A quiet Labor Day at home in the city, a simple baked ziti and salad for dinner. What to drink?
I reached into the wine rack in the kitchen and pulled out a 2006 Vietti Nebbiolo Perbacco, from Langhe in Italy’s Piedmont. We’ve been drinking the Barbera and the Brachetto this summer, but for some reason, not a single Nebbiolo has crossed our lips. Nebbiolo is the quality grape of the Piedmont, responsible for producing Barolo, arguably the finest of the Italian reds. Its name comes from nebbe, the Italian word for fog, because it grows best where the morning fog in September helps the grape develop high acidity, ripeness and complexity. These are big, tannic, high alcohol wines.
While Barolo and Barbaresco get the accolades, and the high prices, a wine like our Nebbiolo del Langhe still has aging potential, and often shows the best attributes of its more famous cousins.

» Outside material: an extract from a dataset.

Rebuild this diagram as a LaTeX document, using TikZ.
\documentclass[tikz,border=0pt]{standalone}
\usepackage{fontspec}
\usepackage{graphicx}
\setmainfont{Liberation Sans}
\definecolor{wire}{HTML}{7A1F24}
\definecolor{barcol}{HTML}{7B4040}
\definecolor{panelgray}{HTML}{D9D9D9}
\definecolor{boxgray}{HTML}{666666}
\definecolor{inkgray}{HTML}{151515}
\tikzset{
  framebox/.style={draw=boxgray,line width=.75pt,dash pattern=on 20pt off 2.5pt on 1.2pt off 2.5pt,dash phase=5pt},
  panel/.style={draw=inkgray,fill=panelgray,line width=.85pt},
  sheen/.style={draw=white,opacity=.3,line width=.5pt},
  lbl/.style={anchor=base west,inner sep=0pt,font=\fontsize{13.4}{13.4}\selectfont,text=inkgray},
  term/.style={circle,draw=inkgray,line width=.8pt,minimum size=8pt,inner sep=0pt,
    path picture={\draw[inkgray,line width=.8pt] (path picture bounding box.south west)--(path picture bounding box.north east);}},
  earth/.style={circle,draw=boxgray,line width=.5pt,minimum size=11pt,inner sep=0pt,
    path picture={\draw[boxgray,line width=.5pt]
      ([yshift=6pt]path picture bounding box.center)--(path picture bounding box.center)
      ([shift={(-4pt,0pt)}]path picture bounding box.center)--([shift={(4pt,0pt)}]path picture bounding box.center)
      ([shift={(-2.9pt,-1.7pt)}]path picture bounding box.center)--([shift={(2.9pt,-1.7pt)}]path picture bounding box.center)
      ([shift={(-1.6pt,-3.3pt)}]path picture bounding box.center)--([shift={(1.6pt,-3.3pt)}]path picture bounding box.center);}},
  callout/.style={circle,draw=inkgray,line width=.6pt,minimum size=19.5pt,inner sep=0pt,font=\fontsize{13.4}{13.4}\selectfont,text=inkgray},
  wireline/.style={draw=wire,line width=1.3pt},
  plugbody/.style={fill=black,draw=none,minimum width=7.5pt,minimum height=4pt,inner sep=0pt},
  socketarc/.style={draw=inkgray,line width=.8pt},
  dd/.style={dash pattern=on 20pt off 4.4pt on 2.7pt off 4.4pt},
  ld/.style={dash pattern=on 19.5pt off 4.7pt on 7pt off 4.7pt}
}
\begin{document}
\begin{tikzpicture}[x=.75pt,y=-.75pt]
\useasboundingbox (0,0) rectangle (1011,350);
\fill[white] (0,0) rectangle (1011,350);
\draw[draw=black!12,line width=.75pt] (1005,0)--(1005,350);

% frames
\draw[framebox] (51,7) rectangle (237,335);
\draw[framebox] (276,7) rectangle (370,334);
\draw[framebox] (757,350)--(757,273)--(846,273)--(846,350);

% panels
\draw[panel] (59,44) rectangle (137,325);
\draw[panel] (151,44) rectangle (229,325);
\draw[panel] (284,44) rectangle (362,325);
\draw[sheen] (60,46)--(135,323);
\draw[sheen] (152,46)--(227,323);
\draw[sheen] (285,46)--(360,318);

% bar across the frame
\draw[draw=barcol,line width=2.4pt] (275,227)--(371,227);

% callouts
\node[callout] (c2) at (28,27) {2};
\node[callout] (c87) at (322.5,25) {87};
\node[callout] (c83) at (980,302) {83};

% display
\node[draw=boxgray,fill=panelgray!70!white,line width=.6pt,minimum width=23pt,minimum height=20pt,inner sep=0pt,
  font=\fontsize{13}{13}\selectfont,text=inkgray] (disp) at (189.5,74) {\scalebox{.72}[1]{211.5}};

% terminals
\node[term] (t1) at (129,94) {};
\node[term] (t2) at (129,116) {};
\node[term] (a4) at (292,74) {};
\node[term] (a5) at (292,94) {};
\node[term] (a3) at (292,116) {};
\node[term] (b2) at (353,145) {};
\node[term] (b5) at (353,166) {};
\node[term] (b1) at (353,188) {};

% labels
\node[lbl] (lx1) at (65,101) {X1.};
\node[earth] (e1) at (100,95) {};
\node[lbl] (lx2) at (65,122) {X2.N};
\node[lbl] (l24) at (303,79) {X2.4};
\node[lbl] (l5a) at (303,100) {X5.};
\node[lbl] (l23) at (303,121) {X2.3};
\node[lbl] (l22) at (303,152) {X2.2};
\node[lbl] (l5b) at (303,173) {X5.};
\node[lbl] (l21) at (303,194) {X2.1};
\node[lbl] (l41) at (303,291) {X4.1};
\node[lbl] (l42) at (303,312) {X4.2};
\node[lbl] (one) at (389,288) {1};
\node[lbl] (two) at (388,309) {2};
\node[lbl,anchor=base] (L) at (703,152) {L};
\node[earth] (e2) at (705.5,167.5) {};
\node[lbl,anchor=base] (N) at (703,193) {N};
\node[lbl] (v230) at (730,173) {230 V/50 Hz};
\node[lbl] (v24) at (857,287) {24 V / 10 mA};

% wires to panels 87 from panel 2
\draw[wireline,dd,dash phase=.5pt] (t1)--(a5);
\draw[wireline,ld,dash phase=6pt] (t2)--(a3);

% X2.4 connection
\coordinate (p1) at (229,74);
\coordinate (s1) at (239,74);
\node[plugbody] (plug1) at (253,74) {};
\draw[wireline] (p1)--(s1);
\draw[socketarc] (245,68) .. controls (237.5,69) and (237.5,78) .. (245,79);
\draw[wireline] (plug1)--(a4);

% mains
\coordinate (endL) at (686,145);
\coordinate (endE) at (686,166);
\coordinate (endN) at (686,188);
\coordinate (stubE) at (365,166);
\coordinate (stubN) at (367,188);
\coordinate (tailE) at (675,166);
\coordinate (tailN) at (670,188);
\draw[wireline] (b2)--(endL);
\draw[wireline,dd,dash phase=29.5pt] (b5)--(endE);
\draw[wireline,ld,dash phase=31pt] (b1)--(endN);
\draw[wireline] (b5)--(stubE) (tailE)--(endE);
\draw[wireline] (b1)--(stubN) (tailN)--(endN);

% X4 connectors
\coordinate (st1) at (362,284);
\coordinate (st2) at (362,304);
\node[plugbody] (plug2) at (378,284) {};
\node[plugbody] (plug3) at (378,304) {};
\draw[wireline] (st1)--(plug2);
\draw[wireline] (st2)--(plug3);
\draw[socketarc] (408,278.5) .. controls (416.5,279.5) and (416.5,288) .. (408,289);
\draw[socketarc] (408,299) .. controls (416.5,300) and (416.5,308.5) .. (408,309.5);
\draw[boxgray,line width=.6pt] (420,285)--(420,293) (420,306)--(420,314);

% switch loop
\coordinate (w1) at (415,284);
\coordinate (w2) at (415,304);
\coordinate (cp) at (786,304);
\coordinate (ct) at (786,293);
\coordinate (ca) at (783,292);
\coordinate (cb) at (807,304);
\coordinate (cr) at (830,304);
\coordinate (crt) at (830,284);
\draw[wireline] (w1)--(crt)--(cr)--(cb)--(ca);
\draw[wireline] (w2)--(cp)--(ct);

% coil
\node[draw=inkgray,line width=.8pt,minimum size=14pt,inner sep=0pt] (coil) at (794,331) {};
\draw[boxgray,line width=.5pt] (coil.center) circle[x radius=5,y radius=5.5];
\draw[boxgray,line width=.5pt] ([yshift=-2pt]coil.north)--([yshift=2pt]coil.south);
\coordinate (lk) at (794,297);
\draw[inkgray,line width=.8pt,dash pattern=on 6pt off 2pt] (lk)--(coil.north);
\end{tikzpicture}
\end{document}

Directly from the bottle, the wine gave off a strong scent of ripe red fruit, with a touch of earth, anise and leather. The acidity and tannins were quite evident at first, then softened as the wine in my glass was exposed to the air. The wine is nicely balanced. Judging from the tannins, the wine might benefit from another year or two in bottle, but it certainly is fine to drink now.
We resealed the bottle with our Vacuvin wine stopper. If you have a half bottle or more left over, this device works pretty well. We’ll finish the bottle tonight.
UPDATE: Last night the wine was every bit as opulent and aggressive as the night before. It had developed a big cherry nose, but retained the tight tannins. After 30 minutes in my glass, it was a soft, warm cherry cobbler, not quite sweet, a little racy and hardly dry. So why isn’t this a Barolo?
It’s the law. A kilometer too far, a few days short during fermentation, details over which the Italians are obsessed. Some wine growers abjure the classification laws to make better wine, or to make more money, or both. They label their wines IGT, indicating a wine that is typical of the geography. Like Nebbiolo del Langhe, which delivers a Barolo experience at a fraction of the price.